Is Ketu in the 4th house bad for owning property?
It complicates property matters rather than blocking them entirely. Ancestral land disputes, unexpected losses, or frequent moves are common. Those with this placement tend to do better when they approach property with emotional detachment — as investment or practical shelter rather than emotional identity. Rahu in the 10th often provides the ambition and career success that eventually funds property acquisition, but the relationship to home itself remains fluid.
What does Ketu in the 4th house mean spiritually?
Ketu is a moksha karaka, and the 4th house governs the inner world and subconscious. Together, they create strong potential for contemplative depth, meditative ability, and genuine spiritual inquiry. Many teachers, monks, meditators, and seekers have this placement. The rootlessness that makes ordinary domestic life feel incomplete often becomes the precise fuel that drives a person toward practices that offer a different kind of home.
How does Ketu mahadasha affect someone with Ketu in the 4th house?
Ketu mahadasha (seven years) intensifies all 4th house themes. Relocations are common. The mother's health or the person's relationship with her may reach a turning point. Property changes — sales, disputes, inheritance matters — frequently arise. There is also a strong pull toward withdrawal, meditation, and questioning whether one's outer life reflects any inner truth. For prepared individuals, this period can be genuinely transformative.
Which careers suit people with Ketu in the 4th house?

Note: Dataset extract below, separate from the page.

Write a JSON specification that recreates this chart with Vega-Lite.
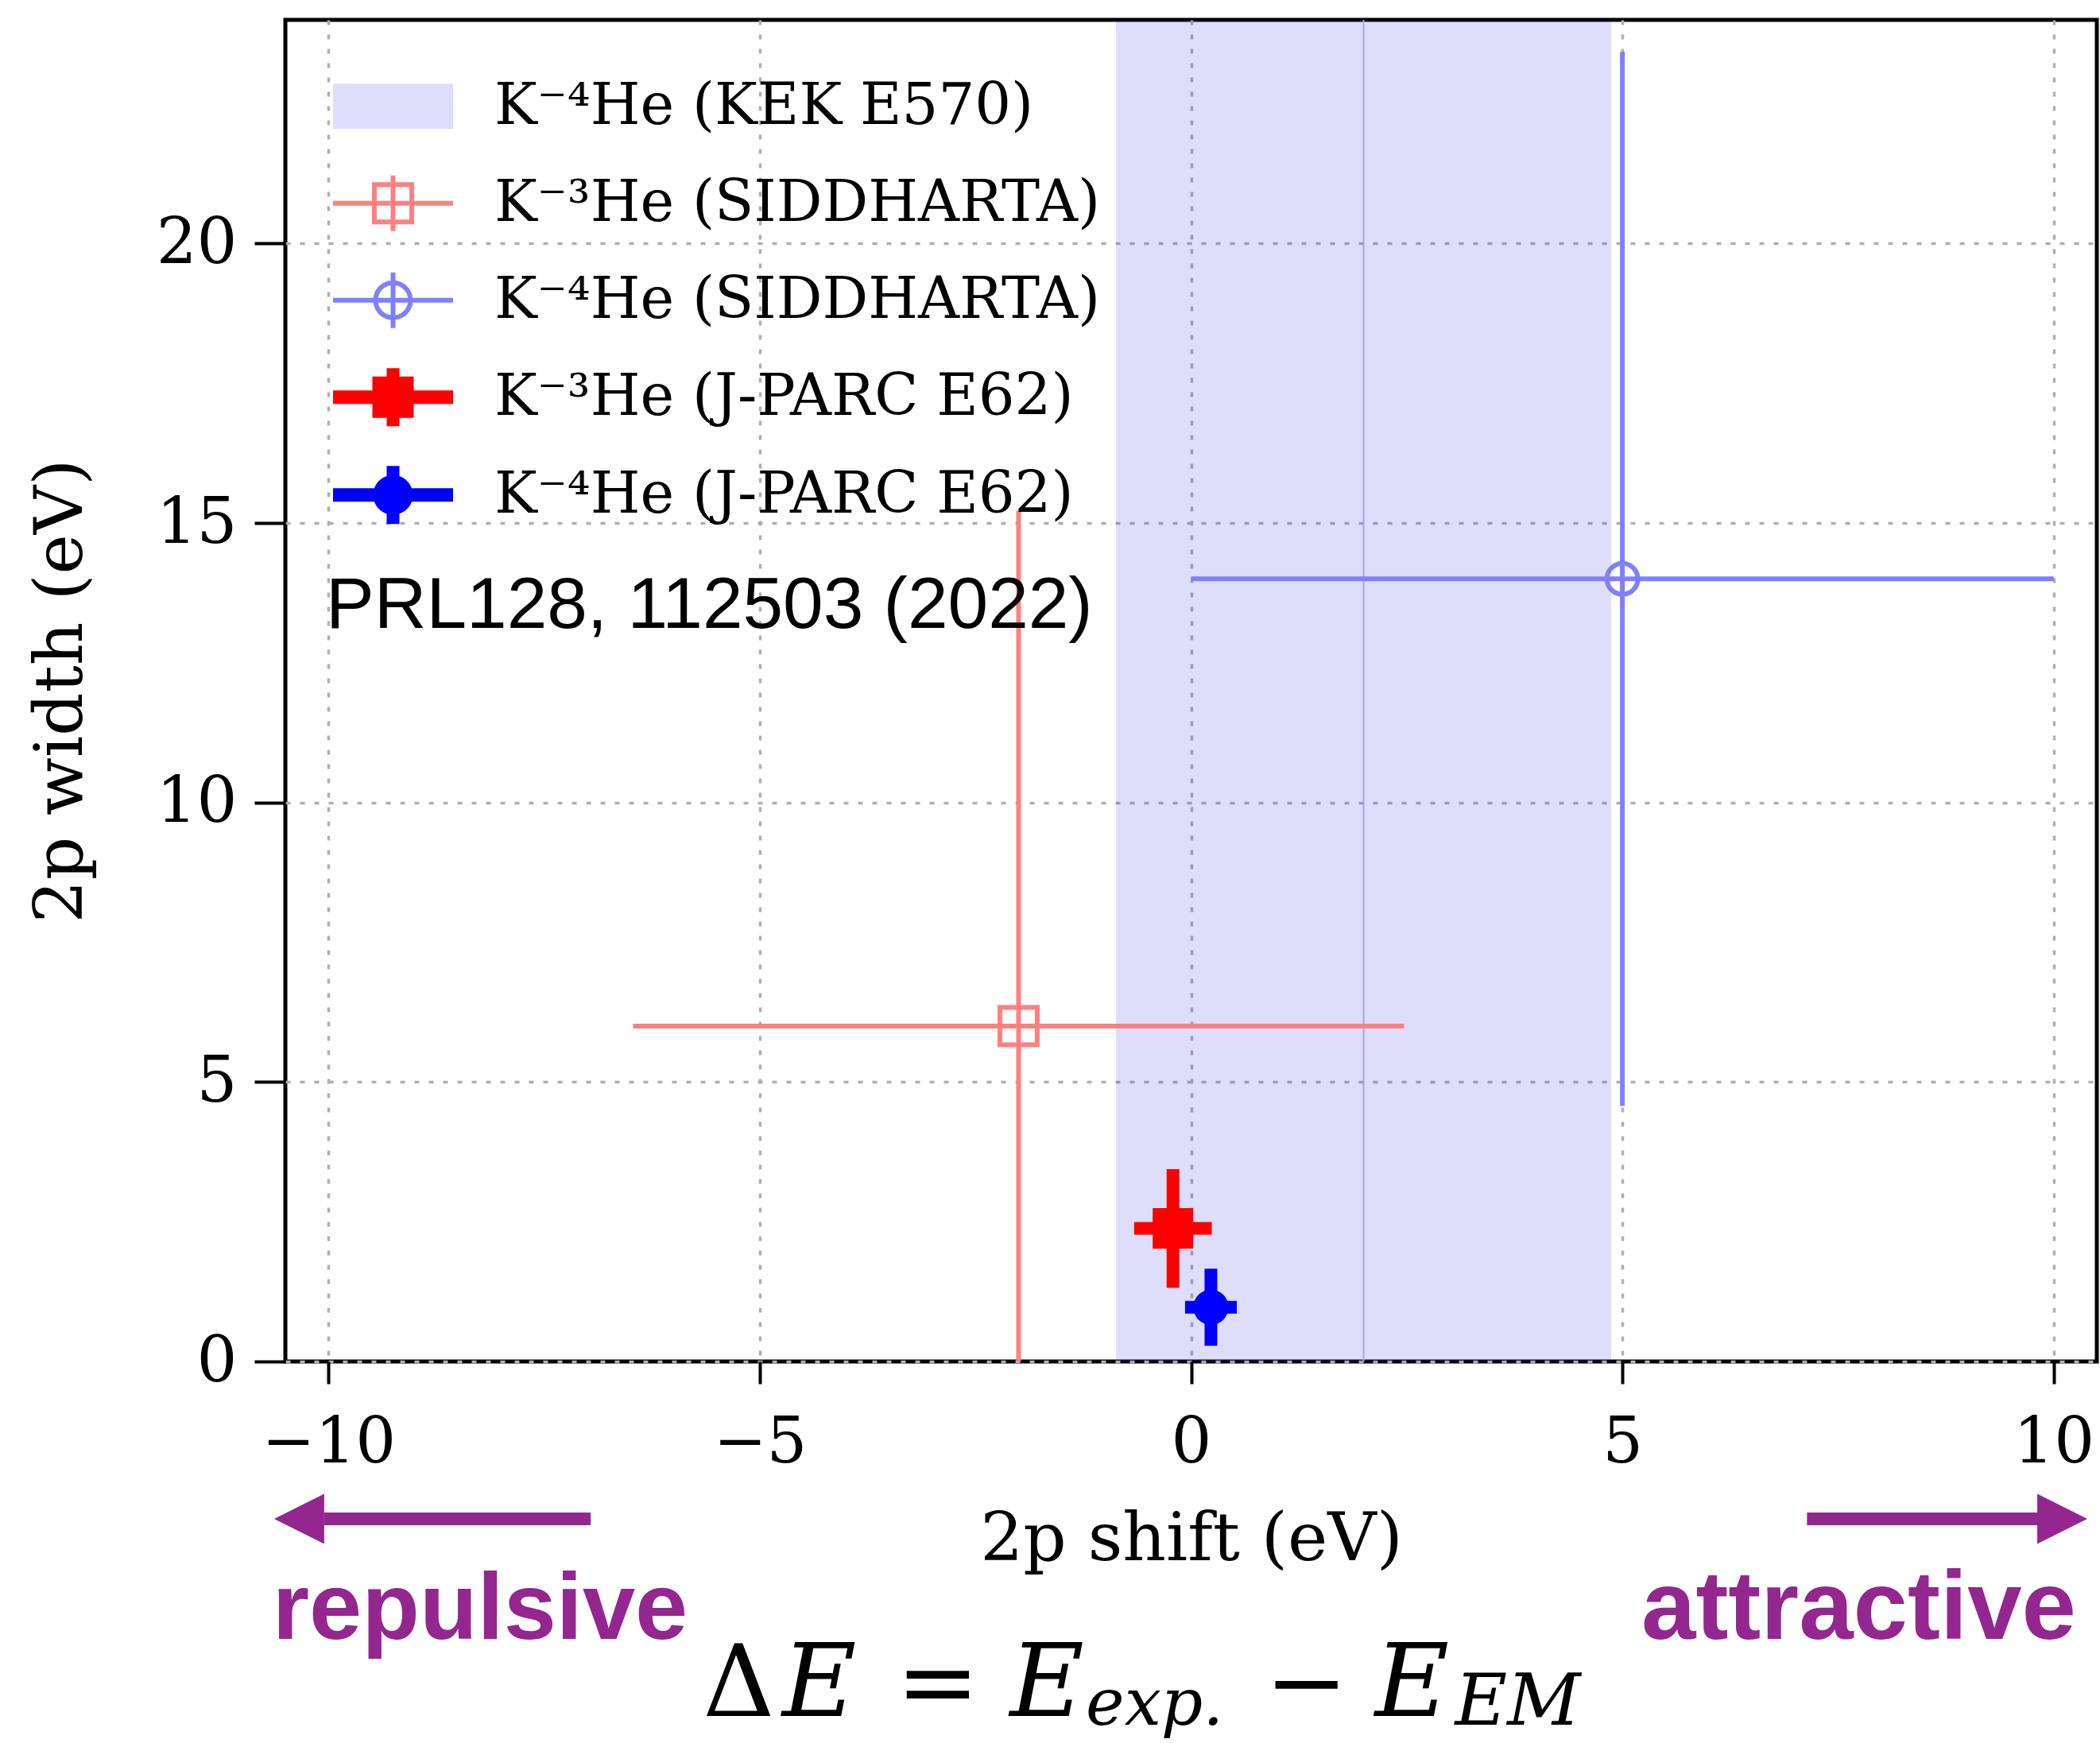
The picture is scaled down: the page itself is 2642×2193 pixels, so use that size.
{
  "$schema": "https://vega.github.io/schema/vega-lite/v6.json",
  "width": 2279,
  "height": 1688,
  "autosize": {"type": "none"},
  "padding": {"left": 359, "top": 25, "right": 4, "bottom": 480},
  "background": "white",
  "datasets": {
    "points": [
      {"series": "S3", "x": -2, "xlo": -6.47, "xhi": 2.47, "y": 6, "ylo": -3.22, "yhi": 15.22},
      {"series": "S4", "x": 5, "xlo": 0, "xhi": 10, "y": 14, "ylo": 4.57, "yhi": 23.43},
      {"series": "J3", "x": -0.21, "xlo": -0.66, "xhi": 0.24, "y": 2.38, "ylo": 1.32, "yhi": 3.44},
      {"series": "J4", "x": 0.23, "xlo": -0.07, "xhi": 0.53, "y": 0.97, "ylo": 0.28, "yhi": 1.66}
    ],
    "band": [{"series": "KEK", "center": 2.0, "lo": -0.87, "hi": 4.87}]
  },
  "layer": [
    {
      "data": {"name": "band"},
      "mark": {"type": "rect", "color": "#3232e6", "opacity": 0.16},
      "encoding": {
        "x": {"field": "lo", "type": "quantitative", "scale": {"domain": [-10.5, 10.5], "nice": false, "zero": false}, "axis": {"title": "2p shift (eV)", "values": [-10, -5, 0, 5, 10], "format": "d"}},
        "x2": {"field": "hi"},
        "y": {"datum": 0, "type": "quantitative", "scale": {"domain": [0, 24], "nice": false, "zero": false}, "axis": {"title": "2p width (eV)", "values": [0, 5, 10, 15, 20], "format": "d"}},
        "y2": {"datum": 24}
      }
    },
    {
      "data": {"name": "band"},
      "mark": {"type": "rule", "color": "#a4a4f2", "strokeWidth": 2},
      "encoding": {"x": {"field": "center", "type": "quantitative"}}
    },
    {
      "data": {"name": "points"},
      "transform": [{"filter": "datum.series == 'S3'"}],
      "mark": {"type": "rule", "strokeWidth": 6, "color": "#ff8080"},
      "encoding": {"x": {"field": "xlo", "type": "quantitative"}, "x2": {"field": "xhi"}, "y": {"field": "y", "type": "quantitative"}}
    },
    {
      "data": {"name": "points"},
      "transform": [{"filter": "datum.series == 'S3'"}],
      "mark": {"type": "rule", "strokeWidth": 6, "color": "#ff8080", "clip": true},
      "encoding": {"x": {"field": "x", "type": "quantitative"}, "y": {"field": "ylo", "type": "quantitative"}, "y2": {"field": "yhi"}}
    },
    {
      "data": {"name": "points"},
      "transform": [{"filter": "datum.series == 'S4'"}],
      "mark": {"type": "rule", "strokeWidth": 6, "color": "#8080ff"},
      "encoding": {"x": {"field": "xlo", "type": "quantitative"}, "x2": {"field": "xhi"}, "y": {"field": "y", "type": "quantitative"}}
    },
    {
      "data": {"name": "points"},
      "transform": [{"filter": "datum.series == 'S4'"}],
      "mark": {"type": "rule", "strokeWidth": 6, "color": "#8080ff"},
      "encoding": {"x": {"field": "x", "type": "quantitative"}, "y": {"field": "ylo", "type": "quantitative"}, "y2": {"field": "yhi"}}
    },
    {
      "data": {"name": "points"},
      "transform": [{"filter": "datum.series == 'S3'"}],
      "mark": {"type": "point", "shape": "square", "size": 2209, "filled": false, "strokeWidth": 6, "color": "#ff8080", "opacity": 1},
      "encoding": {"x": {"field": "x", "type": "quantitative"}, "y": {"field": "y", "type": "quantitative"}}
    },
    {
      "data": {"name": "points"},
      "transform": [{"filter": "datum.series == 'S4'"}],
      "mark": {"type": "point", "shape": "circle", "size": 1521, "filled": false, "strokeWidth": 6, "color": "#8080ff", "opacity": 1},
      "encoding": {"x": {"field": "x", "type": "quantitative"}, "y": {"field": "y", "type": "quantitative"}}
    },
    {
      "data": {"name": "points"},
      "transform": [{"filter": "datum.series == 'J3'"}],
      "mark": {"type": "rule", "strokeWidth": 16, "color": "#ff0000"},
      "encoding": {"x": {"field": "xlo", "type": "quantitative"}, "x2": {"field": "xhi"}, "y": {"field": "y", "type": "quantitative"}}
    },
    {
      "data": {"name": "points"},
      "transform": [{"filter": "datum.series == 'J3'"}],
      "mark": {"type": "rule", "strokeWidth": 16, "color": "#ff0000"},
      "encoding": {"x": {"field": "x", "type": "quantitative"}, "y": {"field": "ylo", "type": "quantitative"}, "y2": {"field": "yhi"}}
    },
    {
      "data": {"name": "points"},
      "transform": [{"filter": "datum.series == 'J4'"}],
      "mark": {"type": "rule", "strokeWidth": 16, "color": "#0000ff"},
      "encoding": {"x": {"field": "xlo", "type": "quantitative"}, "x2": {"field": "xhi"}, "y": {"field": "y", "type": "quantitative"}}
    },
    {
      "data": {"name": "points"},
      "transform": [{"filter": "datum.series == 'J4'"}],
      "mark": {"type": "rule", "strokeWidth": 16, "color": "#0000ff"},
      "encoding": {"x": {"field": "x", "type": "quantitative"}, "y": {"field": "ylo", "type": "quantitative"}, "y2": {"field": "yhi"}}
    },
    {
      "data": {"name": "points"},
      "transform": [{"filter": "datum.series == 'J3'"}],
      "mark": {"type": "point", "shape": "square", "size": 2601, "filled": true, "strokeWidth": 0, "color": "#ff0000", "opacity": 1},
      "encoding": {"x": {"field": "x", "type": "quantitative"}, "y": {"field": "y", "type": "quantitative"}}
    },
    {
      "data": {"name": "points"},
      "transform": [{"filter": "datum.series == 'J4'"}],
      "mark": {"type": "point", "shape": "circle", "size": 1963, "filled": true, "strokeWidth": 0, "color": "#0000ff", "opacity": 1},
      "encoding": {"x": {"field": "x", "type": "quantitative"}, "y": {"field": "y", "type": "quantitative"}}
    },
    {
      "data": {"name": "points"},
      "transform": [{"filter": "datum.series == 'none'"}],
      "mark": {"type": "point", "filled": true, "opacity": 1},
      "encoding": {
        "x": {"field": "x", "type": "quantitative"},
        "y": {"field": "y", "type": "quantitative"},
        "color": {
          "field": "series", "type": "nominal",
          "scale": {"domain": ["KEK", "S3", "S4", "J3", "J4"], "range": ["#dedefb", "#ff8080", "#8080ff", "#ff0000", "#0000ff"]},
          "legend": {"title": null, "orient": "none", "legendX": 85.5, "legendY": 58.7, "symbolSize": 10000, "symbolStrokeWidth": 0, "labelFont": "DejaVu Serif", "labelFontSize": 72, "labelColor": "black", "labelLimit": 0, "labelOffset": 77.5, "rowPadding": 36, "padding": 0,
            "labelExpr": "datum.value == 'KEK' ? 'K⁻⁴He (KEK E570)' : datum.value == 'S3' ? 'K⁻³He (SIDDHARTA)' : datum.value == 'S4' ? 'K⁻⁴He (SIDDHARTA)' : datum.value == 'J3' ? 'K⁻³He (J-PARC E62)' : 'K⁻⁴He (J-PARC E62)'"}
        },
        "shape": {
          "field": "series", "type": "nominal",
          "scale": {"domain": ["KEK", "S3", "S4", "J3", "J4"], "range": [
            "M-1.51,-0.57H1.51V0.57H-1.51Z",
            "M-1.51,-0.06H1.51V0.06H-1.51Z M-0.06,-0.7H0.06V0.7H-0.06Z M-0.53,-0.53H0.53V0.53H-0.53Z M-0.41,-0.41V0.41H0.41V-0.41Z",
            "M-1.51,-0.06H1.51V0.06H-1.51Z M-0.06,-0.7H0.06V0.7H-0.06Z M0.5,0A0.5,0.5,0,1,1,-0.5,0A0.5,0.5,0,1,1,0.5,0Z M0.38,0A0.38,0.38,0,1,0,-0.38,0A0.38,0.38,0,1,0,0.38,0Z",
            "M-1.51,-0.17H1.51V0.17H-1.51Z M-0.16,-0.73H0.16V0.73H-0.16Z M-0.52,-0.52H0.52V0.52H-0.52Z",
            "M-1.51,-0.17H1.51V0.17H-1.51Z M-0.16,-0.73H0.16V0.73H-0.16Z M0.5,0A0.5,0.5,0,1,1,-0.5,0A0.5,0.5,0,1,1,0.5,0Z"
          ]},
          "legend": {"title": null, "orient": "none", "legendX": 85.5, "legendY": 58.7, "symbolSize": 10000, "symbolStrokeWidth": 0, "labelFont": "DejaVu Serif", "labelFontSize": 72, "labelColor": "black", "labelLimit": 0, "labelOffset": 77.5, "rowPadding": 36, "padding": 0,
            "labelExpr": "datum.value == 'KEK' ? 'K⁻⁴He (KEK E570)' : datum.value == 'S3' ? 'K⁻³He (SIDDHARTA)' : datum.value == 'S4' ? 'K⁻⁴He (SIDDHARTA)' : datum.value == 'J3' ? 'K⁻³He (J-PARC E62)' : 'K⁻⁴He (J-PARC E62)'"}
        }
      }
    },
    {
      "data": {"values": [{}]},
      "mark": {"type": "text", "text": "PRL128, 112503 (2022)", "font": "Liberation Sans", "fontSize": 91, "align": "left", "baseline": "middle", "color": "black"},
      "encoding": {"x": {"datum": -10.03, "type": "quantitative"}, "y": {"datum": 13.51, "type": "quantitative"}}
    },
    {
      "data": {"values": [{}]},
      "mark": {"type": "rule", "color": "#93278f", "strokeWidth": 16},
      "encoding": {"x": {"datum": -10.05, "type": "quantitative"}, "x2": {"datum": -6.96}, "y": {"datum": -2.815, "type": "quantitative"}}
    },
    {
      "data": {"values": [{}]},
      "mark": {"type": "rule", "color": "#93278f", "strokeWidth": 16},
      "encoding": {"x": {"datum": 7.14, "type": "quantitative"}, "x2": {"datum": 9.82}, "y": {"datum": -2.815, "type": "quantitative"}}
    },
    {
      "data": {"values": [{}]},
      "mark": {"type": "point", "shape": "M-1,0L1,-1L1,1Z", "size": 3969, "filled": true, "color": "#93278f", "opacity": 1, "strokeWidth": 0},
      "encoding": {"x": {"datum": -10.34, "type": "quantitative"}, "y": {"datum": -2.815, "type": "quantitative"}}
    },
    {
      "data": {"values": [{}]},
      "mark": {"type": "point", "shape": "M1,0L-1,-1L-1,1Z", "size": 3969, "filled": true, "color": "#93278f", "opacity": 1, "strokeWidth": 0},
      "encoding": {"x": {"datum": 10.1, "type": "quantitative"}, "y": {"datum": -2.815, "type": "quantitative"}}
    },
    {
      "data": {"values": [{}]},
      "mark": {"type": "text", "text": "repulsive", "font": "Liberation Sans", "fontWeight": "bold", "fontSize": 119, "align": "left", "baseline": "alphabetic", "color": "#93278f"},
      "encoding": {"x": {"datum": -10.65, "type": "quantitative"}, "y": {"datum": -4.96, "type": "quantitative"}}
    },
    {
      "data": {"values": [{}]},
      "mark": {"type": "text", "text": "attractive", "font": "Liberation Sans", "fontWeight": "bold", "fontSize": 123, "align": "right", "baseline": "alphabetic", "color": "#93278f"},
      "encoding": {"x": {"datum": 10.26, "type": "quantitative"}, "y": {"datum": -4.96, "type": "quantitative"}}
    },
    {
      "data": {"values": [{}]},
      "mark": {"type": "text", "text": "Δ", "font": "DejaVu Serif", "fontSize": 125, "align": "left", "baseline": "alphabetic", "color": "black"},
      "encoding": {"x": {"datum": -5.66, "type": "quantitative"}, "y": {"datum": -6.34, "type": "quantitative"}}
    },
    {
      "data": {"values": [{}]},
      "mark": {"type": "text", "text": "E", "font": "DejaVu Serif", "fontStyle": "italic", "fontSize": 128, "align": "left", "baseline": "alphabetic", "color": "black"},
      "encoding": {"x": {"datum": -4.74, "type": "quantitative"}, "y": {"datum": -6.34, "type": "quantitative"}}
    },
    {
      "data": {"values": [{}]},
      "mark": {"type": "text", "text": "=", "font": "DejaVu Serif", "fontSize": 125, "align": "center", "baseline": "alphabetic", "color": "black"},
      "encoding": {"x": {"datum": -2.935, "type": "quantitative"}, "y": {"datum": -6.34, "type": "quantitative"}}
    },
    {
      "data": {"values": [{}]},
      "mark": {"type": "text", "text": "E", "font": "DejaVu Serif", "fontStyle": "italic", "fontSize": 128, "align": "left", "baseline": "alphabetic", "color": "black"},
      "encoding": {"x": {"datum": -2.1, "type": "quantitative"}, "y": {"datum": -6.34, "type": "quantitative"}}
    },
    {
      "data": {"values": [{}]},
      "mark": {"type": "text", "text": "exp.", "font": "DejaVu Serif", "fontStyle": "italic", "fontSize": 82, "align": "left", "baseline": "alphabetic", "color": "black"},
      "encoding": {"x": {"datum": -1.22, "type": "quantitative"}, "y": {"datum": -6.5, "type": "quantitative"}}
    },
    {
      "data": {"values": [{}]},
      "mark": {"type": "text", "text": "−", "font": "DejaVu Serif", "fontSize": 125, "align": "center", "baseline": "alphabetic", "color": "black"},
      "encoding": {"x": {"datum": 1.34, "type": "quantitative"}, "y": {"datum": -6.34, "type": "quantitative"}}
    },
    {
      "data": {"values": [{}]},
      "mark": {"type": "text", "text": "E", "font": "DejaVu Serif", "fontStyle": "italic", "fontSize": 128, "align": "left", "baseline": "alphabetic", "color": "black"},
      "encoding": {"x": {"datum": 2.13, "type": "quantitative"}, "y": {"datum": -6.34, "type": "quantitative"}}
    },
    {
      "data": {"values": [{}]},
      "mark": {"type": "text", "text": "EM", "font": "DejaVu Serif", "fontStyle": "italic", "fontSize": 90, "align": "left", "baseline": "alphabetic", "color": "black"},
      "encoding": {"x": {"datum": 3.06, "type": "quantitative"}, "y": {"datum": -6.5, "type": "quantitative"}}
    }
  ],
  "config": {
    "view": {"stroke": "black", "strokeWidth": 5},
    "axis": {
      "domain": false, "grid": true, "gridColor": "#b0b0b0", "gridDash": [6, 12], "gridWidth": 3.5,
      "tickColor": "black", "tickWidth": 4, "labelLimit": 0,
      "labelFont": "DejaVu Serif", "labelFontSize": 80, "labelColor": "black",
      "titleFont": "DejaVu Serif", "titleFontSize": 85, "titleFontWeight": "normal", "titleColor": "black"
    },
    "axisX": {"tickSize": 28, "labelPadding": 35, "titlePadding": 40},
    "axisY": {"tickSize": 39, "labelPadding": 22, "titlePadding": 76}
  }
}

Work that involves going beneath the surface tends to suit this placement well: psychology, research, archaeology, history, spiritual counseling, vastu or sacred architecture, and healing arts. The Rahu in 10th axis also pushes strongly toward public life and career achievement. These individuals are often more professionally driven than they appear in private, and can excel in fields that require both intuition and disciplined investigation.